# 95 D21 V6 Electrical problem



## Starfury (Nov 8, 2005)

Hi,

I have 1995 Nissan Hardbody XE w/ 3.0 V6. I had an oil change service done to the truck yesterday morning. However, last night, I started to have this problem with my truck:
- I can start the engine as usual and easily.
- The headlights are working great both low and high beam.
- The windshield washer and wiper are working great too.
- All the things inside the cabin are suddenly not working (no dash light, no instrument 
light, AC - Not working, CD player - Not working, Cruise control - not working, horn - 
not working, turn signal - not working, hazard lights - not working). It's like there is no 
power to these systems.
- The tail lights are not working either.
- I look the fuses for the AC, Audio, and room light. They are not blown (visual check).

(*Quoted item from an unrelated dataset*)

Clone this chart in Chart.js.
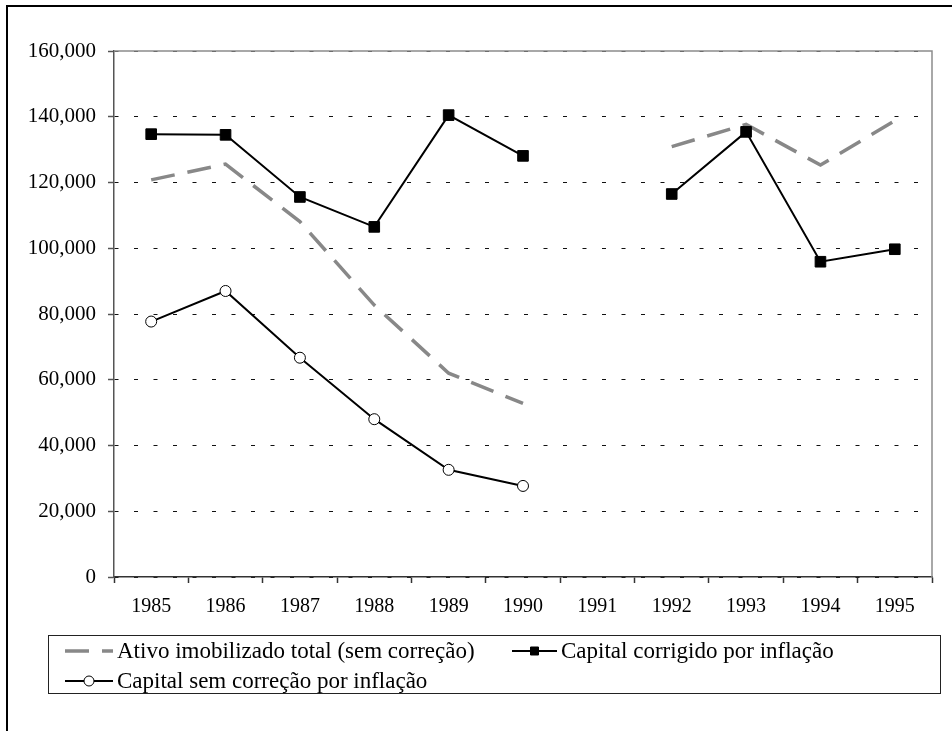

Heeeelllppp, What is going on here? What should i do?

Thanks


----------



## NPath (Dec 12, 2004)

Starfury said:


> Hi,
> 
> I have 1995 Nissan Hardbody XE w/ 3.0 V6. I had an oil change service done to the truck yesterday morning. However, last night, I started to have this problem with my truck:
> - I can start the engine as usual and easily.
> ...


There's a wiring harness that has all or most of the above listed. Check to make sure the harness is fine. Also check the accessory relay, that may have been blown. I imagine this relay is in a protective box with other relay(s) under the hood, or under the dash. Check the ground wires connected to this relay, as it may broken off or lots of corrosion. 

Good luck!


----------



## Starfury (Nov 8, 2005)

Hi,

I checked the connection to the relay box (on passenger side behind the battery) and it is ok. No exposed or lose wire. I also check the fuses inside (by the driver door) and they are ok. So, what's left is the relay(s). 

How to check whether a relay is bad or not? Do I have to check all of them or just one in specific? How about the switches in the steering column. If it gets bad or dirty will it cause the same problem?

Thanks


----------



## Minnyman (Aug 12, 2006)

Starfury said:


> Hi,
> 
> I checked the connection to the relay box (on passenger side behind the battery) and it is ok. No exposed or lose wire. I also check the fuses inside (by the driver door) and they are ok. So, what's left is the relay(s).
> 
> ...


for the relays you have to pass 12v thru 2 of the contacts and at the same time read the other 2 for continuity as when power is sent through it the solenoid operates closing the circuit on the other 2 contacts (continuity ones).

to see if the relay box is good you turn the key to the on position, then put one multimeter lead on a ground and the other on a contact, you should get 12v from one of em.


----------



## Starfury (Nov 8, 2005)

Hi,

I was about to remove my relays for check-up. Then, I was thinking that maybe I have to disconnect the main cable to the positive terminal of the battery. As I take the positive terminal cable off, I saw that one of the wires attached to the same terminal has broken insulation. So I pulled the particular wire harness and it just broke lose. Turns out, it is the fusible link connecting the relays to the positive terminal. So I went to the dealer and bought the replacement (Nissan P/N: 24022-01G00) and everything goes back to normal. :idhitit: 

Thanks for all the help.


----------



## rusty808 (Oct 19, 2011)

Hello, i have a similar problem. I replaced the link fusible same part number on my 1996 Nissan Hardbody truck. The link fusible keeps getting blown. What is causing it to get blown.


----------



## Starfury (Nov 8, 2005)

rusty808 said:


> Hello, i have a similar problem. I replaced the link fusible same part number on my 1996 Nissan Hardbody truck. The link fusible keeps getting blown. What is causing it to get blown.


Hi,

My pickup was totalled back in '09, so I don't have something as point of reference. If the fusible link is blown all the time, you probably should check if there is a short that could cause that extra current draw. I would think that the small fuses should be blown first before the link, but I could be mistaken.

Sorry, that's all I can help you with.


----------



## smj999smj (Jan 1, 2006)

Normally the fuse will blow before the link will blow UNLESS the short circuit is between the link and the fuses. So, I would start by checking the circuits that run from that particular fuse link to the fuses/fuse box, first. The shorted circuit(s) could even be in the fuse box, itself; it wouldn't be the first one I've come across! Obtain a wiring diagram for "power distribution and grounds" to make it easier for you.


----------